** begin **

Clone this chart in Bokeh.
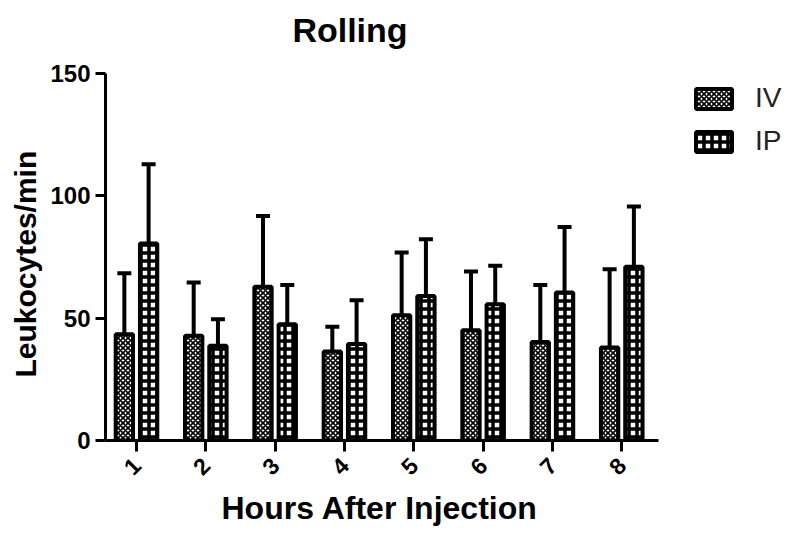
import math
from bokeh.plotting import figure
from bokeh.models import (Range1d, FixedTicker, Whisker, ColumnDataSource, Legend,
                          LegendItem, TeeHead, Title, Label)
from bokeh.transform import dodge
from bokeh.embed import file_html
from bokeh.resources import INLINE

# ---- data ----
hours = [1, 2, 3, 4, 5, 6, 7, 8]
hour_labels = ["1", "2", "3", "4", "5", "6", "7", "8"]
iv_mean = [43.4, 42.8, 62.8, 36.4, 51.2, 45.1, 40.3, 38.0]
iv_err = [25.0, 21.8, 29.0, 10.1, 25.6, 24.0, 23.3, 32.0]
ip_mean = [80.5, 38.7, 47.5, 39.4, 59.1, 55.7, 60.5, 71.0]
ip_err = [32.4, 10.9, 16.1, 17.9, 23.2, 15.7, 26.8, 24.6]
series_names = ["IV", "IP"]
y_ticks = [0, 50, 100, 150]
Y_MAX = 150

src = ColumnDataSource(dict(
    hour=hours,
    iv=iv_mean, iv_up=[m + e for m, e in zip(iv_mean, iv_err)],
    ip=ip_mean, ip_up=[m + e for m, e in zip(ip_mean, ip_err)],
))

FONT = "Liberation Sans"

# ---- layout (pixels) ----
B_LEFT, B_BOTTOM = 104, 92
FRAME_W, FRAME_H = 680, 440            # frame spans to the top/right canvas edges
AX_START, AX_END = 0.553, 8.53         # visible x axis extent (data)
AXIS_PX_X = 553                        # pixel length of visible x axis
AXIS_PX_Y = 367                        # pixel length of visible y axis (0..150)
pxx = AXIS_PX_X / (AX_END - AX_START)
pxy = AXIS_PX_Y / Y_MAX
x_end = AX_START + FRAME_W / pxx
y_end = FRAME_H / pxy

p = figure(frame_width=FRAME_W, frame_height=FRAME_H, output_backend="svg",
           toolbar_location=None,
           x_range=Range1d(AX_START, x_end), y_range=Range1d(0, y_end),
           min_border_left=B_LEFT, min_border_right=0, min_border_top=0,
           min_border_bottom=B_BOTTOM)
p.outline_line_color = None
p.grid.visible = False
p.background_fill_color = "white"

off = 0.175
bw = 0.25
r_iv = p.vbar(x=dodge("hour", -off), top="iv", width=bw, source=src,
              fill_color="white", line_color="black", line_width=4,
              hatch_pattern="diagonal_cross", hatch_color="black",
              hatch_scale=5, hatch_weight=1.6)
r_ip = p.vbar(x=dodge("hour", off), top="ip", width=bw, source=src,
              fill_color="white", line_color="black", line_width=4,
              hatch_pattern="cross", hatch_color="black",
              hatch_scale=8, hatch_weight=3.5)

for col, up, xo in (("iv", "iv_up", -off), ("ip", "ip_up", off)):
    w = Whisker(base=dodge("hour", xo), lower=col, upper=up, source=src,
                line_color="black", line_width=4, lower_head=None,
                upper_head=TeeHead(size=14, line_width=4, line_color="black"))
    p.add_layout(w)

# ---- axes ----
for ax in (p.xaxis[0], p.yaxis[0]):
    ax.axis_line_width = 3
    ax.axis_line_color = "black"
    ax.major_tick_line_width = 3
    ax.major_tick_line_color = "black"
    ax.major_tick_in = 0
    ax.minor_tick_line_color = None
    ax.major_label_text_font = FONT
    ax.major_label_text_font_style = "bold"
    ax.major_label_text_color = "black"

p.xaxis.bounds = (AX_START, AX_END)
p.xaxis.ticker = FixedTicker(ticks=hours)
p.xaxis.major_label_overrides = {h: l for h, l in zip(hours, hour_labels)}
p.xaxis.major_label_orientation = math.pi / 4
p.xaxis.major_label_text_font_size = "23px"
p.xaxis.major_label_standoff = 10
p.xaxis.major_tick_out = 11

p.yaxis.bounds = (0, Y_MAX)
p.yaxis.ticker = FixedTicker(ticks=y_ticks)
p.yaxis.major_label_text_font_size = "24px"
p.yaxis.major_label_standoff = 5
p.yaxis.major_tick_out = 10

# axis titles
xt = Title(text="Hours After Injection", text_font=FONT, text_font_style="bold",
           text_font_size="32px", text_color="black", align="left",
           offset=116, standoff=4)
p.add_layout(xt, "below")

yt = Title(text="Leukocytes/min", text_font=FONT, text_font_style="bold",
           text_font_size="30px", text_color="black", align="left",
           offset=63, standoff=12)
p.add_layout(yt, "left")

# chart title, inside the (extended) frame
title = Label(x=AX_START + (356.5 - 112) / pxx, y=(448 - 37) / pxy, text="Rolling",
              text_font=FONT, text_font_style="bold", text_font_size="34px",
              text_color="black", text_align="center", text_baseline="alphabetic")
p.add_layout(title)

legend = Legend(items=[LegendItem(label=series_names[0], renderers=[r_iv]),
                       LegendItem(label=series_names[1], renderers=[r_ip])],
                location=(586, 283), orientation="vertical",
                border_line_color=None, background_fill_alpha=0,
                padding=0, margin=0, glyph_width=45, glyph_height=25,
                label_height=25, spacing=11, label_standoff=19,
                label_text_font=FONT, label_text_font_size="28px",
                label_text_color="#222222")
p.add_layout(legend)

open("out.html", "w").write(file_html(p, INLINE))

** end **

## What is needed
Every line of the listing that holds "chart" is to be counted; give only the resulting number.

## Solution for this problem
2